An estate plan is an essential part of your financial plan, as well as an important path to ensuring your family is cared for if something happens to you. If you own your dental or medical practice, your estate plan may also play a key role in planning for the future of your practice. Here are a few key things to consider when you think about your estate plan.
1. Start with the Basics
The nuts and bolts of any estate plan are deceptively simple – a will, a financial power of attorney, and a health care directive.
Your will is the document that the court will look to in order to determine who will be in charge of gathering your assets, paying your debts, and carrying out your wishes after your death (your personal representative, sometimes called your executor) and who your beneficiaries and heirs will be. Without a will, these things are decided by state law, and the results may not be in line with your wishes. A will can also make important provisions to put your estate (and your family) in a better tax position than you would be in without one.
A financial power of attorney appoints an attorney-in-fact to handle certain financial and property matters on your behalf. A power of attorney may be “durable”, which means it remains effective even if you become disabled or incapacitated. A health care directive appoints a person or persons to make health care decisions on your behalf if you are incapacitated or disabled.
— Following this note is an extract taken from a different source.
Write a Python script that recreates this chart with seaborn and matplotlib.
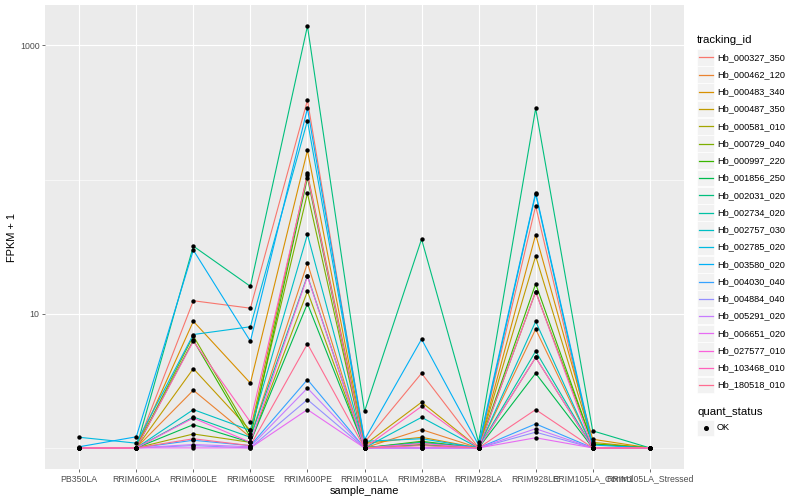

2. Check your beneficiary designations.
The beneficiary designations on your retirement accounts, investment accounts, and life insurance will take precedence over anything you’ve stated in your will, so it is very important to periodically check those designations and make sure they are up to date. If there is no beneficiary designation, or if your beneficiary designation fails because your beneficiary has pre-deceased you, that asset will default to whatever the plan documents provide. Oftentimes, that means a high dollar value asset will go directly to your estate, resulting in a high income tax bill that could have been avoided.
3. What about trusts?
It may make sense for you to include trusts in your estate plan. Trusts are useful in helping to avoid probate proceedings, and in planning tax efficiencies. The Minnesota estate tax exemption is currently $3 million per person. If your assets exceed the individual estate tax exemption, some trust planning may benefit your family and help lower future tax bills.
4. Plan for your practice.
Your practice is a key asset and requires special planning. Under the Minnesota Professional Firms Act, ownership of a dental or medical practice firm is restricted. If you are the sole owner, your spouse may have up to one year after your death to sell your interest in your practice, but if your spouse does not inherit your practice, or if you have partners, that period is shortened. If you own your practice with partners, do you have a buy-sell agreement which governs what will happen to your ownership interest if you die? Does your agreement contain terms specifying how your interest will be valued? If your partners will buy your interest on your death, or if it will be redeemed by the firm, how will that purchase be funded?
If you don’t have an estate plan yet, or if it’s been some time since you last reviewed your estate plan, make your plan a priority for 2021.